The authors all once were academics of “substantial promise” (their own assessment) but have foresaken universities for alternative careers as staff members of the National Conference of State Legislatures in Denver. They claim considerable gastronomic experience: “We eat lunch in the seedier downtown restaurants three to four times a week. We take our wives to one of the more elegant restaurants at least once a month. Together we have run meetings in Denver for over 5000 people over the past five years and have had to answer the question, ‘where's a good restaurant?’ from a least 4000 of them.” They admit to a combined weight in the neighborhood of 750 pounds.

References

1 None of us is absolutely certain about the veracity of this statement. However, because we have all left academics, we feel less constrained by such irritants as the scientific method. We like the way this first sentence sounds, though, and have decided to keep it. We revert to the joys of empiricism in all of the restaurant reviews which follow.

2 The Buckhorn Exchange and The Fort in Denver and The Greenbriar North of Boulder are in this category.

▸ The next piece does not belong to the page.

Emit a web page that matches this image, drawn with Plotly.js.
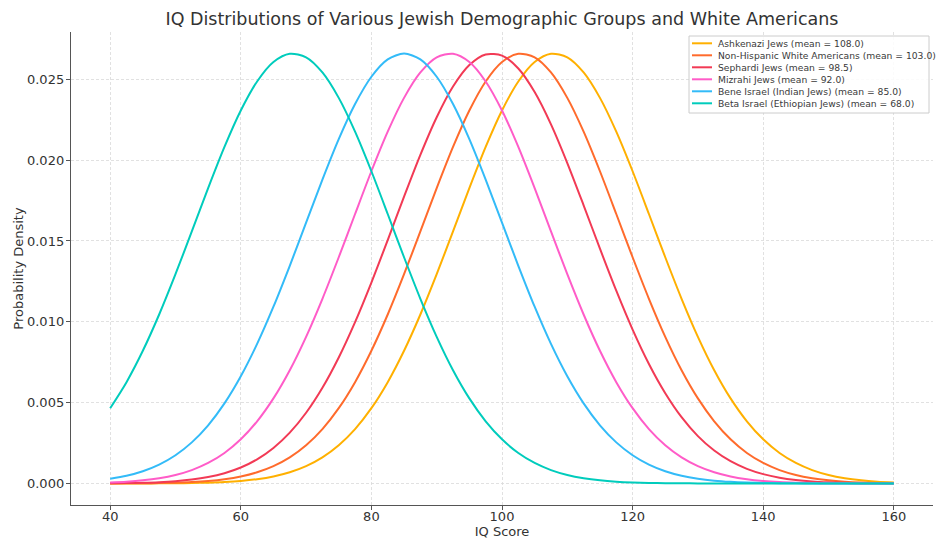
<!DOCTYPE html>
<html>
<head>
<meta charset="utf-8">
<script src="https://cdn.plot.ly/plotly-3.0.1.min.js"></script>
<style>html,body{margin:0;padding:0;background:#fff;}#chart{width:945px;height:551px;}</style>
</head>
<body>
<div id="chart"></div>
<script>
const iqScores = [40,42.5,45,47.5,50,52.5,55,57.5,60,62.5,65,67.5,70,72.5,75,77.5,80,82.5,85,87.5,90,92.5,95,97.5,100,102.5,105,107.5,110,112.5,115,117.5,120,122.5,125,127.5,130,132.5,135,137.5,140,142.5,145,147.5,150,152.5,155,157.5,160];

const ashkenazi = [0.0000009,0.0000019,0.0000039,0.0000078,0.0000151,0.0000283,0.0000519,0.0000920,0.000159,0.000267,0.000437,0.000695,0.001074,0.001616,0.002365,0.003365,0.004658,0.006270,0.008209,0.010453,0.012946,0.015594,0.018269,0.020817,0.023070,0.024867,0.026069,0.026581,0.026361,0.025426,0.023852,0.021763,0.019313,0.016669,0.013993,0.011425,0.009072,0.007007,0.005263,0.003845,0.002732,0.001888,0.001270,0.000830,0.000528,0.000326,0.000196,0.000115,0.0000654];
const whiteAmericans = [0.0000039,0.0000078,0.0000151,0.0000283,0.0000519,0.0000920,0.000159,0.000267,0.000437,0.000695,0.001074,0.001616,0.002365,0.003365,0.004658,0.006270,0.008209,0.010453,0.012946,0.015594,0.018269,0.020817,0.023070,0.024867,0.026069,0.026581,0.026361,0.025426,0.023852,0.021763,0.019313,0.016669,0.013993,0.011425,0.009072,0.007007,0.005263,0.003845,0.002732,0.001888,0.001270,0.000830,0.000528,0.000326,0.000196,0.000115,0.0000654,0.0000362,0.0000195];
const sephardi = [0.0000132,0.0000250,0.0000460,0.0000821,0.000143,0.000241,0.000397,0.000635,0.000987,0.001493,0.002197,0.003143,0.004374,0.005921,0.007795,0.009982,0.012431,0.015057,0.017739,0.020325,0.022651,0.024551,0.025882,0.026537,0.026463,0.025667,0.024212,0.022215,0.019823,0.017205,0.014523,0.011924,0.009521,0.007395,0.005586,0.004104,0.002932,0.002038,0.001378,0.000906,0.000579,0.000360,0.000218,0.000128,0.0000734,0.0000408,0.0000221,0.0000116,0.0000060];
const mizrahi = [0.0000654,0.000115,0.000196,0.000326,0.000528,0.000830,0.001270,0.001888,0.002732,0.003845,0.005263,0.007007,0.009072,0.011425,0.013993,0.016669,0.019313,0.021763,0.023852,0.025426,0.026361,0.026581,0.026069,0.024867,0.023070,0.020817,0.018269,0.015594,0.012946,0.010453,0.008209,0.006270,0.004658,0.003365,0.002365,0.001616,0.001074,0.000695,0.000437,0.000267,0.000159,0.0000920,0.0000519,0.0000283,0.0000151,0.0000078,0.0000039,0.0000019,0.0000009];
const beneIsrael = [0.000295,0.000480,0.000760,0.001169,0.001748,0.002543,0.003599,0.004954,0.006632,0.008634,0.010934,0.013466,0.016131,0.018794,0.021297,0.023471,0.025159,0.026229,0.026596,0.026229,0.025159,0.023471,0.021297,0.018794,0.016131,0.013466,0.010934,0.008634,0.006632,0.004954,0.003599,0.002543,0.001748,0.001169,0.000760,0.000480,0.000295,0.000177,0.000103,0.0000582,0.0000320,0.0000171,0.0000089,0.0000045,0.0000022,0.0000011,0.0000005,0.0000002,0.0000001];
const betaIsrael = [0.004658,0.006270,0.008209,0.010453,0.012946,0.015594,0.018269,0.020817,0.023070,0.024867,0.026069,0.026581,0.026361,0.025426,0.023852,0.021763,0.019313,0.016669,0.013993,0.011425,0.009072,0.007007,0.005263,0.003845,0.002732,0.001888,0.001270,0.000830,0.000528,0.000326,0.000196,0.000115,0.0000654,0.0000362,0.0000195,0.0000101,0.0000052,0.0000026,0.0000012,0.0000006,0.0000003,0.0000001,0,0,0,0,0,0,0];

const seriesNames = [
  "Ashkenazi Jews (mean = 108.0)",
  "Non-Hispanic White Americans (mean = 103.0)",
  "Sephardi Jews (mean = 98.5)",
  "Mizrahi Jews (mean = 92.0)",
  "Bene Israel (Indian Jews) (mean = 85.0)",
  "Beta Israel (Ethiopian Jews) (mean = 68.0)"
];
const seriesValues = [ashkenazi, whiteAmericans, sephardi, mizrahi, beneIsrael, betaIsrael];
const seriesColors = ["#FFB000", "#FF6B2C", "#F23A55", "#FF5CC8", "#33BBF8", "#00CCBC"];

const xTicks = [40,60,80,100,120,140,160];
const yTicks = [0,0.005,0.010,0.015,0.020,0.025];

const traces = seriesNames.map((name, i) => ({
  x: iqScores,
  y: seriesValues[i],
  name: name,
  type: "scatter",
  mode: "lines",
  line: {color: seriesColors[i], width: 2, shape: "spline", smoothing: 0.8}
}));

// legend drawn as a box in paper coordinates
const font = "DejaVu Sans, sans-serif";
const plotL = 71, plotR = 933, plotT = 32, plotB = 505;
const px = v => (v - plotL) / (plotR - plotL);
const py = v => (plotB - v) / (plotB - plotT);
const shapes = [{
  type: "rect", xref: "paper", yref: "paper",
  x0: px(689), x1: px(929), y0: py(113), y1: py(36),
  line: {color: "#cccccc", width: 1}, fillcolor: "rgba(255,255,255,0.85)", layer: "above"
}];
const annotations = [];
seriesNames.forEach((name, i) => {
  const yy = 43.3 + i * 12;
  shapes.push({type: "line", xref: "paper", yref: "paper",
    x0: px(692), x1: px(712), y0: py(yy), y1: py(yy),
    line: {color: seriesColors[i], width: 2}, layer: "above"});
  annotations.push({xref: "paper", yref: "paper", x: px(716), y: py(yy),
    xanchor: "left", yanchor: "middle", showarrow: false, text: name,
    font: {family: font, size: 9.2, color: "#3a3a3a"}});
});

const layout = {
  width: 945, height: 551,
  margin: {l: plotL, r: 945 - plotR, t: plotT, b: 551 - plotB},
  paper_bgcolor: "#ffffff",
  plot_bgcolor: "#ffffff",
  font: {family: font, color: "#333333"},
  title: {text: "IQ Distributions of Various Jewish Demographic Groups and White Americans",
          font: {family: font, size: 17.5, color: "#333333"},
          xref: "paper", x: 0.5, xanchor: "center", yref: "container", y: 1 - 19/551, yanchor: "middle"},
  xaxis: {
    range: [34, 166], tickvals: xTicks, ticktext: xTicks.map(String),
    showgrid: true, gridcolor: "#d9d9d9", griddash: "3px,2px", gridwidth: 0.8,
    zeroline: false, showline: true, linecolor: "#555555", linewidth: 1.2,
    ticks: "outside", ticklen: 4, tickcolor: "#555555", ticklabelstandoff: -5,
    tickfont: {family: font, size: 13, color: "#333333"},
    title: {text: "IQ Score", font: {family: font, size: 13, color: "#333333"}, standoff: 0}
  },
  yaxis: {
    range: [-0.00133, 0.027926], tickvals: yTicks, ticktext: yTicks.map(v => v.toFixed(3)),
    showgrid: true, gridcolor: "#d9d9d9", griddash: "3px,2px", gridwidth: 0.8,
    zeroline: false, showline: true, linecolor: "#555555", linewidth: 1.2,
    ticks: "outside", ticklen: 4, tickcolor: "#555555", ticklabelstandoff: -1,
    tickfont: {family: font, size: 13, color: "#333333"},
    title: {text: "Probability Density", font: {family: font, size: 13, color: "#333333"}, standoff: 0}
  },
  showlegend: false,
  shapes: shapes,
  annotations: annotations
};

Plotly.newPlot("chart", traces, layout, {displayModeBar: false, staticPlot: true});
</script>
</body>
</html>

3 Denver's cultural activities are fairly rich and diverse but lack one indispensable component—a major league baseball team. This has had a significant effect on our own summer travel schedules (for example, staying an extra day in Baltimore to catch the Orioles and Red Sox) and finds several of us waiting for sundown so we can begin twisting radio dials searching for Jack Buck, Vince Scully and Harry Caray.

4 The Colorado legislature has no constitutional limit on its session length. In the evennumbered years, though, the legislature can consider only the budget and items on the governor's “call.” The even-year session is known as the short session because the legislature is usually finished earlier than in the odd-numbered years.